Blessures à la tête associées aux types de déplacement
À Montréal, les cyclistes et les piétons, qui habitent dans le centre-ville et les quartiers centraux, représentent la majorité des hospitalisations d’usagers de la route ayant subi un TCC. Par contre, dans les banlieues et les couronnes, ce sont les automobilistes qui représentent la majorité des hospitalisations d’usagers de la route ayant subi un TCC. Il existe donc une étroite corrélation entre le mode de transport utilisé et le taux per capita d’hospitalisations d’usagers de la route. Pour le résumer, que l’on soit automobiliste, cycliste ou piéton, plus nos déplacements nous exposent à la présence de voitures et de camions, plus les risques sont grands de subir un TCC. D’où la grande pertinence d’investir dans les transports collectifs afin de diminuer le volume des véhicules automobiles.
« Les déplacements effectués en transport collectif sont beaucoup plus sécuritaires qu’en automobile, tant pour les occupants de véhicules que pour les autres usagers, piétons et cyclistes. »
Port du casque à vélo
Il est bien sûr recommandé de porter un casque à vélo. Toutefois, une législation sur le port obligatoire du casque à vélo (LPOCV) n’aurait pas vraiment d’impact sur le nombre de TCC. La DSP cite, à ce chapitre, 2 études canadiennes montrant que les taux de blessures à la tête ne diffèrent pas de manière significative entre les provinces qui ont imposé une LPOCV et celles qui, comme le Québec, n’en ont pas. Ce même constat ressort d’une revue de la littérature à l’échelle internationale.
Il est toutefois intéressant de souligner que dans les pays industrialisés où l’usage du vélo est le plus fréquent, comme les Pays-Bas, le Danemark et l'Allemagne, le port du casque est peu fréquent et il n’est pas obligatoire. Ces pays ont plutôt opté pour des stratégies environnementales comme, bien sûr, l’implantation de vastes réseaux de pistes cyclables.

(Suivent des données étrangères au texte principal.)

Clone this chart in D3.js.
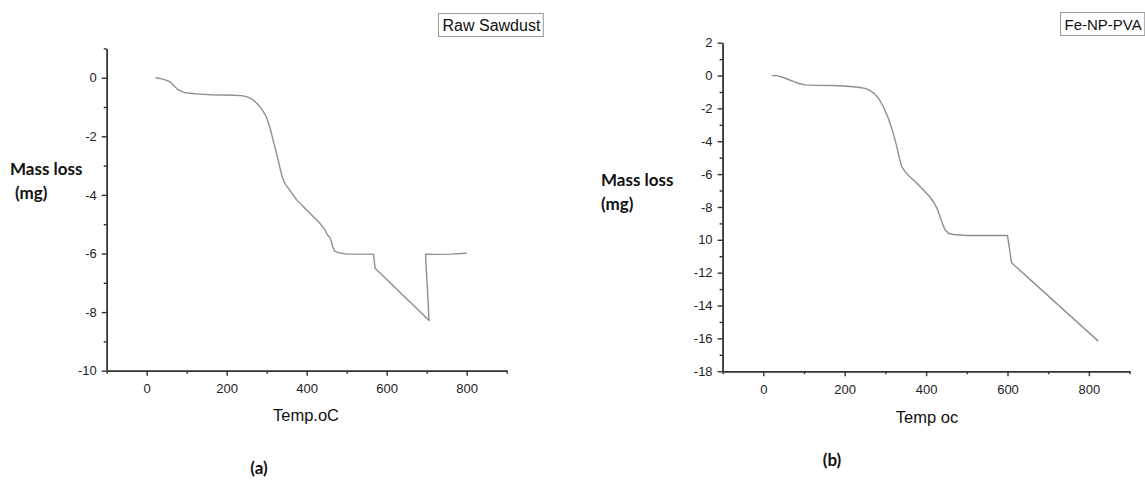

À titre d’exemple, aux Pays-Bas, le risque de décès par kilomètre parcouru est 5 fois plus faible qu’aux États-Unis, alors que seulement environ 1 % des adultes et 3 à 5 % des enfants portent le casque à vélo.
Dans un mémoire présenté à la consultation publique de la SAAQ en février 2017, le Directeur de la santé publique de Montréal a notamment écrit : « Une réallocation de l’espace et des ressources financières dédiés actuellement à l’automobile en faveur des transports actifs et collectif serait bénéfique non seulement pour l’amélioration de la sécurité routière, mais aussi pour d’autres problèmes de santé publique associés à la pollution de l’air, à l’inactivité physique, aux gaz à effet de serre (GES), etc. »
Portrait de la situation en quelques chiffres
Aux intersections où le volume de véhicules est très élevé, il y a 31 fois plus d’usagers de la route avec un TCC et 30 fois plus d’usagers de la route blessés à la tête qu’aux intersections avec très peu de véhicules.
De 2006 à 2010, parmi les 2 965 décès d’usagers de la route au Québec, 1 253 avaient un traumatisme craniocérébral (TCC) et la majorité d’entre eux étaient des usagers de véhicules à moteur, occupants de véhicules (67 %) ou motocyclistes (10 %). Les piétons (16 % et les cyclistes (5 %) représentaient environ un cinquième des décès d’usagers de la route avec un TCC.
De 2006 à 2010, parmi les 23 018 hospitalisations d’usagers québécois de la route, 6 131 avaient un diagnostic de TCC. Dans la majorité des cas, il s’agissait d’usagers de véhicules à moteur, occupants de véhicules (52 %) ou motocyclistes (9 %). Les cyclistes (18 %) et les piétons (14 %) représentaient environ le tiers des hospitalisations d’usagers de la route avec un TCC.